What is the Pythagorean theorem and how does it work?
The Pythagorean theorem states that in any right triangle the square of the hypotenuse equals the sum of the squares of the two legs: c² = a² + b². It applies exclusively to right triangles — those containing exactly one 90° interior angle. With any two sides known, the formula allows calculation of the third side using basic arithmetic and a square root operation.
How do you calculate the hypotenuse of a right triangle?
To calculate the hypotenuse, square each leg individually, add the two results together, then take the square root of the sum using the formula c = √(a² + b²). For example, with legs of 6 and 8: c = √(36 + 64) = √100 = 10. The hypotenuse is always the longest side and always sits opposite the right angle.
How do you find a missing leg using the Pythagorean theorem?
Rearrange the Pythagorean formula to isolate the unknown leg: a = √(c² − b²).
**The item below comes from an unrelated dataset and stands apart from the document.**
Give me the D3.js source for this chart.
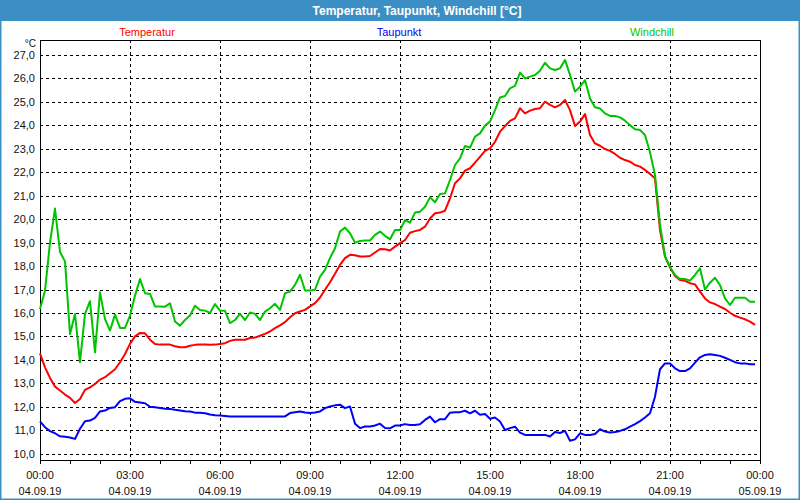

For a triangle with a hypotenuse of 17 and a known leg of 8: a = √(289 − 64) = √225 = 15. Always verify that the value entered as the hypotenuse is genuinely the longest side — entering a leg value in that field produces an incorrect answer that appears mathematically valid.
What are Pythagorean triples and why are they useful?
Pythagorean triples are sets of three positive integers that satisfy a² + b² = c² exactly, with common examples including 3-4-5, 5-12-13, 8-15-17, and 7-24-25. Because these relationships involve whole numbers, builders and engineers can verify right angles in the field without relying on decimal measurements or precision instruments, making on-site checks faster and eliminating accumulated rounding error.
Does the Pythagorean theorem apply to all types of triangles?
No — the Pythagorean theorem is valid only for right triangles that contain exactly one 90° interior angle. For acute or obtuse triangles, the Law of Cosines must be used instead: c² = a² + b² − 2ab·cos(C). The Law of Cosines simplifies directly to the Pythagorean theorem when angle C equals 90°, because cos(90°) equals zero, which eliminates the correction term entirely.
What unit does the Pythagorean theorem calculator return results in?
The calculator result always carries the same unit as the values entered for the two known sides. Entering legs measured in meters produces a hypotenuse in meters; entering values in feet or inches yields a result in those same units. Both Side 1 and Side 2 must use an identical unit of measurement — mixing units such as feet and inches without first converting will produce a numerically plausible but mathematically incorrect answer.